Obituary Details

Thomas "Tom" Bell

(11/20/1863 - 01/07/1940)
Courtesy of The Lusk Herald, 01/11/1940

Tom Bell, Pioneer Eastern Wyoming Cattleman And Oilman, Passes In Florida

Word was received in Lusk on Monday, January 7, of the death of Tom Bell, who passed away suddenly at his home in Kissimmee, Florida. Bell was one of the pioneer citizens of Wyoming. He was born in Canada in 1864 and first came to this country in the latter 70's. Settling here he worked several years for James Shaw on Platte River near Orin establishing himself in the cattle business and after the turn of the century built up one of the major cattle outfits of eastern Wyoming. He resided in this state for almost fifty years before retiring to move to Florida.

On December 7, 1892 he was united in marriage to Miss Cora Root, daughter of a pioneer family of eastern Wyoming. Five children were born to bless this union, his wife and two children, a son, Lionel, and a daughter, Miss Irene, together with the widow survive his passing. Three sons preceded their father in death. Tom, Jr., Floyd and Max.

Tom Bell was one of the pioneers in the Lance Creek oil field. During the early days of the field he was instrumental in organizing the Buck Creek Oil company and later the Tom Bell Royalty company, both of which at one time controlled thousands of acres in the field. late in 1917 the Ohio Oil company brought in the discovery well in the Lance Creek field, a gusher adjoining Bell's ranch. In the spring of 1918 Bell organized the Buck Creek Oil company to explore his own vast holdings. Almost overnight the oil boom grew and Buck Creek stock, although $1 at par rose to as high as $11 a share. Tom Bell Royalty soared to $2.50 a share. At that time it was reported that Bell refused $3,000,000 for his interest in this field. Then almost as suddenly as it grew, the boom subsided and oil production dwindled away. Major companies withdrew from the field and for a time it seemed the field would prove a dud.

Mr. Bell at one time served as mayor of Lusk, being elected to that office in 1909 and serving until 1912. Twelve years ago he disposed of most of his interests and retired from active business life, moving to Florida.

In 1936 a new and more prolific sand was discovered at deeper levels in the Lance Creek field, which has again brought increased activity to the field and gained it a place as the greatest producing field in the Rocky Mountain area. During the boom days Bell was interested in the building up of Lusk and several of the present day business structures were backed by him financially.

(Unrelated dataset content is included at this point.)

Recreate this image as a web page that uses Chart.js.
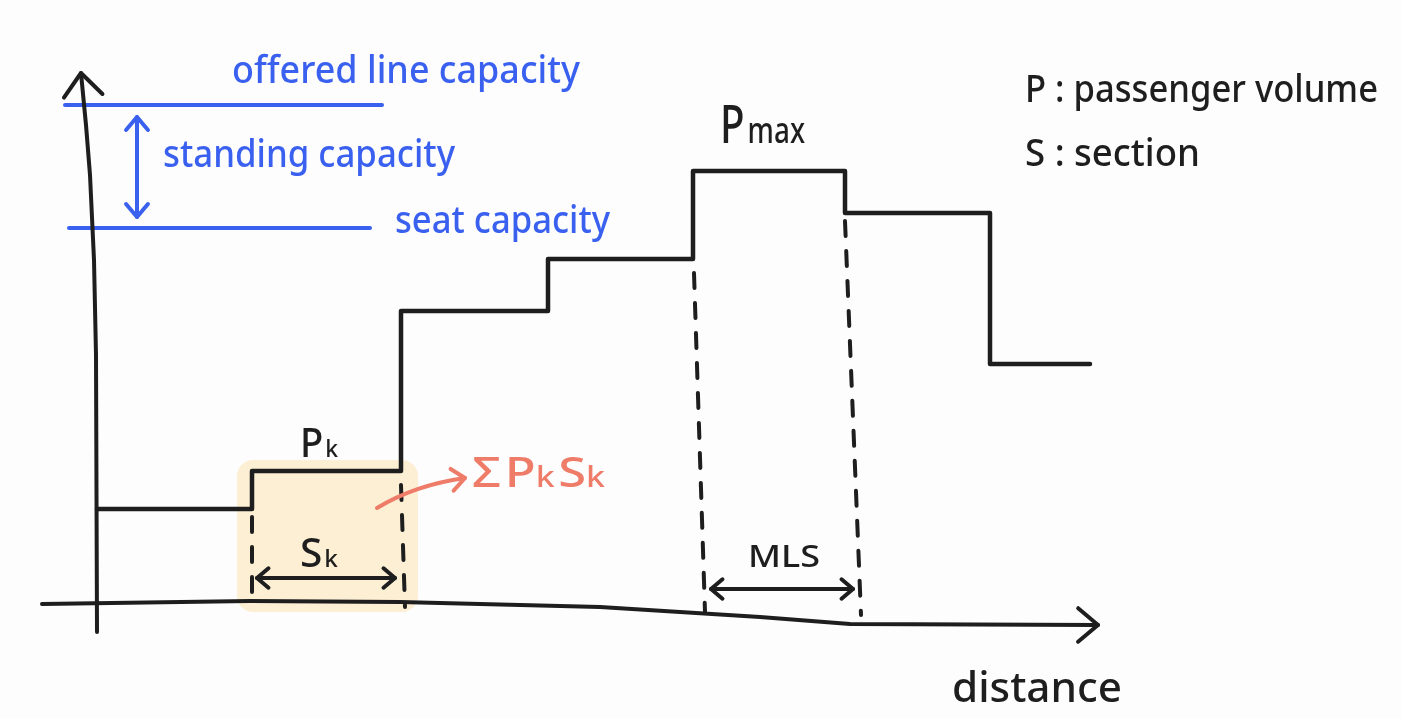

Tom Bell was one of the most picturesque and interesting pioneers of this state. Coming to Wyoming he settled down and established one of the finest cattle herds in the west. His brand, the Car Link is one of the best known in the West. A resident of this community for almost fifty years he was well and favorably known to thousands of older residents of the state.

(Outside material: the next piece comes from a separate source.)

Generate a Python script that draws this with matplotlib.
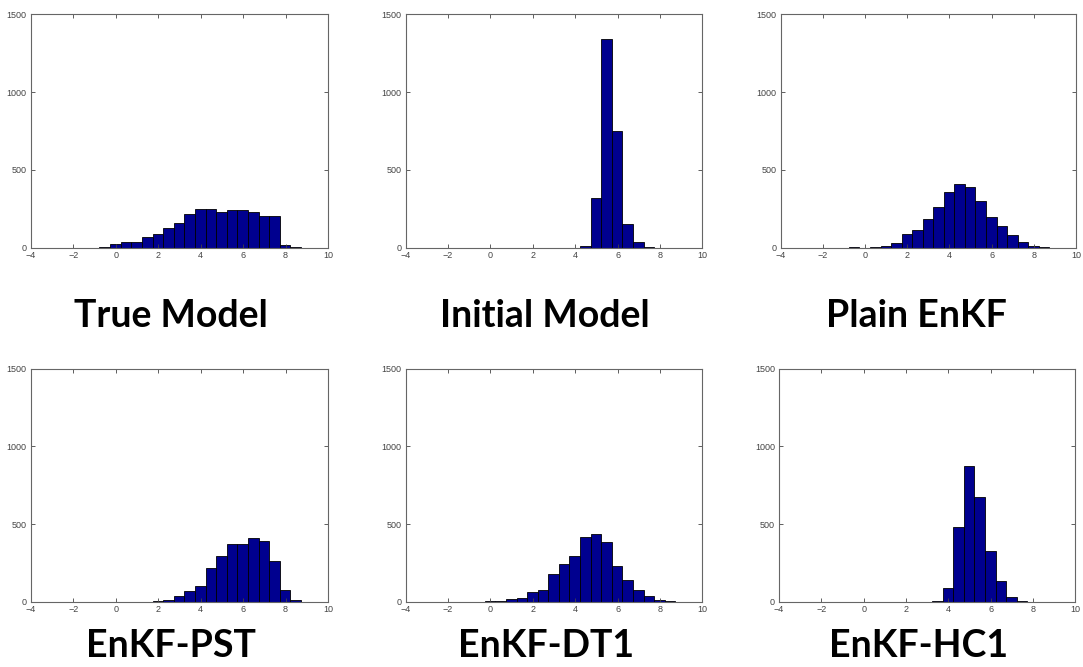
import matplotlib
matplotlib.use("Agg")
import matplotlib.pyplot as plt
import numpy as np

# Shared histogram bin grid: 0.5-wide bins starting at -1.77
bin_start = -1.77
bin_width = 0.5
n_bins = 21

# Counts per bin (index 0 = first bin of the grid), one list per ensemble
true_model = [2, 3, 7, 23, 36, 36, 70, 92, 128, 162, 216, 248, 252, 229, 241, 246, 229, 207, 207, 21, 8]
initial_model = [0] * 12 + [10, 320, 1340, 752, 154, 41, 6]
plain_enkf = [0, 0, 4, 0, 5, 12, 34, 88, 115, 188, 263, 361, 408, 391, 299, 197, 141, 83, 41, 15, 6]
enkf_pst = [0] * 6 + [3, 5, 15, 41, 68, 101, 221, 296, 373, 373, 413, 392, 261, 79, 11]
enkf_dt1 = [0] * 3 + [5, 8, 17, 28, 62, 77, 182, 245, 298, 420, 437, 388, 233, 141, 77, 41, 15, 6]
enkf_hc1 = [0] * 10 + [8, 88, 484, 872, 675, 326, 133, 34, 6]

titles = ["True Model", "Initial Model", "Plain EnKF", "EnKF-PST", "EnKF-DT1", "EnKF-HC1"]
series = [true_model, initial_model, plain_enkf, enkf_pst, enkf_dt1, enkf_hc1]

x_ticks = [-4, -2, 0, 2, 4, 6, 8, 10]
y_ticks = [0, 500, 1000, 1500]

fig = plt.figure(figsize=(10.83, 6.67), dpi=100)
fig.patch.set_facecolor("white")

# Axes rectangles [left, bottom, width, height] in figure fractions
rects = [
    [0.0286, 0.6282, 0.2742, 0.3508],
    [0.3746, 0.6282, 0.2739, 0.3508],
    [0.7209, 0.6282, 0.2727, 0.3508],
    [0.0286, 0.0975, 0.2742, 0.3498],
    [0.3746, 0.0975, 0.2739, 0.3498],
    [0.7193, 0.0975, 0.2736, 0.3498],
]
title_pos = [(171, 316), (545, 316), (916, 316), (171, 646), (546, 646), (919, 646)]

edges = bin_start + bin_width * np.arange(n_bins + 1)

for rect, counts, title, (tx, ty) in zip(rects, series, titles, title_pos):
    ax = fig.add_axes(rect)
    counts = np.array(counts + [0] * (n_bins - len(counts)))
    mask = counts > 0
    ax.bar(edges[:-1][mask], counts[mask], width=bin_width, align="edge",
           color="#00008F", edgecolor="black", linewidth=0.6)
    ax.set_xlim(-4, 10)
    ax.set_ylim(0, 1500)
    ax.set_xticks(x_ticks)
    ax.set_yticks(y_ticks)
    ax.tick_params(direction="in", length=3, width=0.6, top=True, right=True,
                   labelsize=6.5, colors="#444444")
    ax.tick_params(axis="x", pad=2.5)
    ax.tick_params(axis="y", pad=3)
    for lab in ax.get_xticklabels() + ax.get_yticklabels():
        lab.set_fontfamily("Liberation Sans")
    for sp in ax.spines.values():
        sp.set_color("#666666")
        sp.set_linewidth(0.8)
    fig.text(tx / 1083, 1 - ty / 667, title, ha="center", va="center",
             fontsize=27, fontweight="bold", family="Lato", color="black")

fig.savefig("out.png", dpi=100, facecolor="white")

In 1927, after retiring from active business, Mr. and Mrs. Bell and the family moved to Kissimmee, near St. Cloud, Florida. His death came suddenly on Monday, being attributed to heart trouble. Directors of the Buck Creek Oil company were in session at Lusk when first word of his passing was received here.

No word of funeral arrangements had been received here at the time the Herald went to press.

Thomas was born in Canada. There are some reports that his death was January 8, 1940, at Saint Cloud, Osceola County, Florida. He was born to Pet Bell and Elizabeth Webb. He is buried at Mount Peace Cemetery at Saint Cloud.


The Lusk Herald, December 8, 1892

Yesterday at the residence of of the bride's parents, Mr. Thomas Bell and Miss Cora Root were married, Rev. N.E. Gardner tying the nuptial knot. Both bride and groom are well-known to every resident here, having lived here for a number of years. After the ceremonies had been performed, a reception  was given and the many friends of the bride and groom sat down to a table that was well loaded with the delicacies of the season and ate to their heart's content. While The Herald could not be present, it acknowledges the receipt of a kind invitation to be there, and we extend our hearty congratulations to the married couple.